Evolutionary psychology has long held that humans evolve to maximize reproductive success. By that logic, men would be more attracted to highly feminine women whose high estrogen levels made them more fertile, and women would go for masculine-looking men with strong immune systems to pass onto their offspring.
But those commonly-held assumptions hadn’t been fully tested, until a new study (pdf) in the latest issue of the American journal Proceedings of the National Academy of Sciences, which found that women don’t always prefer masculine-looking men, and many seek just the opposite.
Researchers from Brunel University in the UK looked at 962 individuals across twelve urban and rural populations in the following countries: Canada, UK, China, Russia, Fiji, Malaysia, Ecuador, Nicaragua, Namibia and the Central African Republic.

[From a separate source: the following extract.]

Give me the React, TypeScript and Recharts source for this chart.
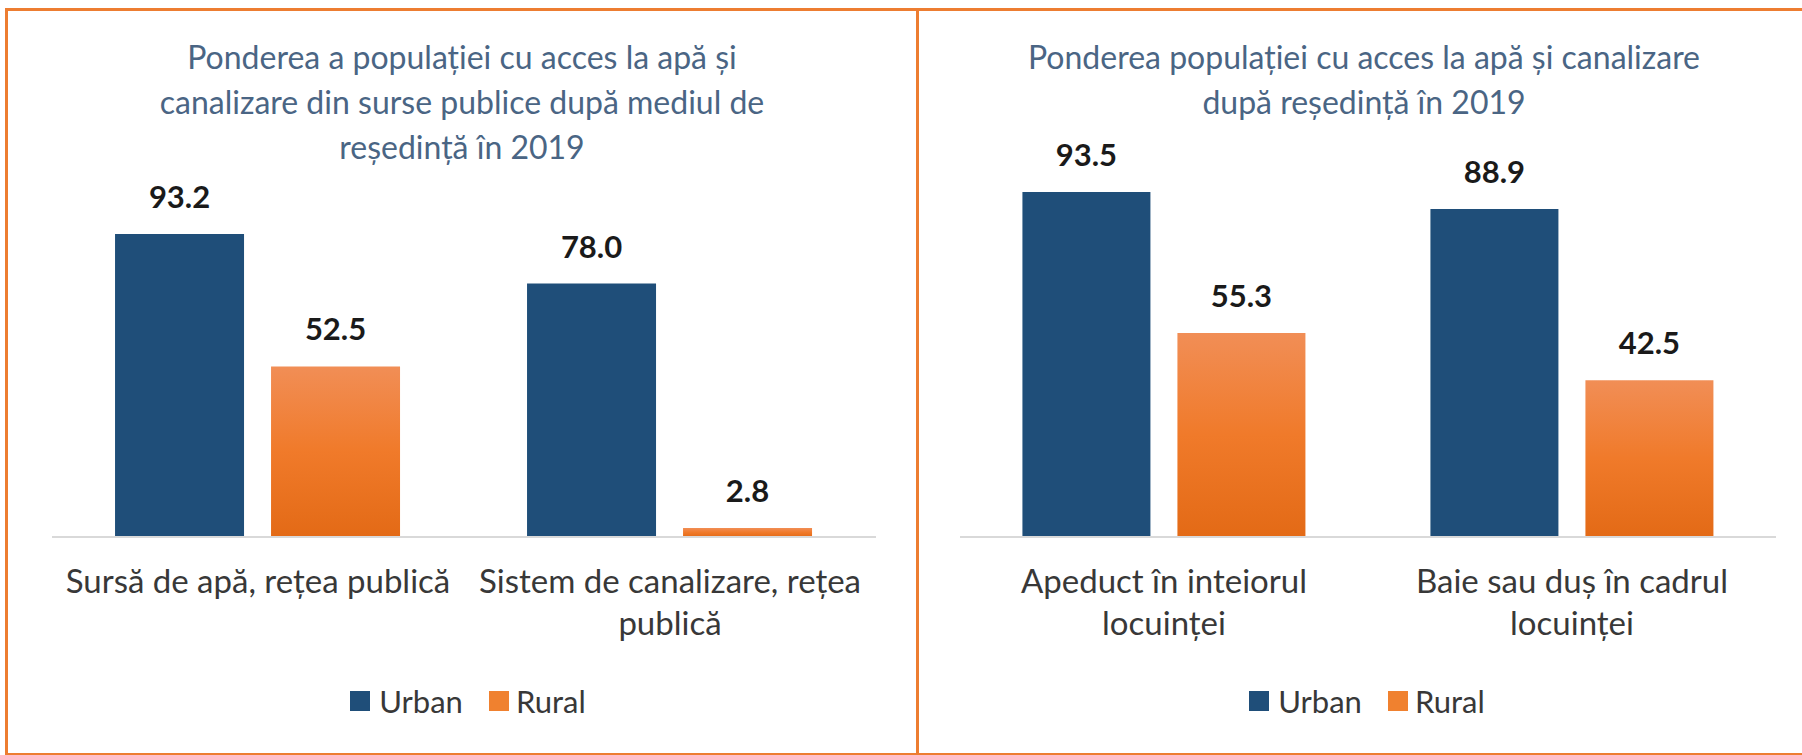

Participants were presented with a set of three opposite-sex facial photographs (masculinized, neutral, and feminized) and were asked to assign one of the three photos to each of these categories: face most attractive for a long-term relationship, face most attractive for a short-term one, and least attractive face (as in the cruelest, most unkind, aggressive, difficult, and so on). Each set of three photographs represented one of five ethnic groups: European, East Asian, South Asian, African Caribbean, and South American.
After choosing a face for each category, researchers then asked the same question using faces from each of the remaining four ethnic groups. Participants living in urban areas largely confirmed researchers’ expectations: Feminine-looking females preferred masculine-looking males. However, among rural individuals, the responses were quite varied.
In Ecuador and Nicaragua, for example, women in the countries’ Shuar and Miskitu indigenous populations respectively preferred feminine-looking men, researchers said. The only urbanites to stray from the masculine-loving stereotype of women were female university students in Bristol, UK. For long-term relationships, they preferred neutral, non-masculinized faces.
The findings call into question Western assumptions about what’s masculine, according to the study’s lead author Isabel Scott, a psychologist at London’s Brunel University. That could help men and women grappling with their identity—not to mention all the marketers and advertisers trying to get into their heads.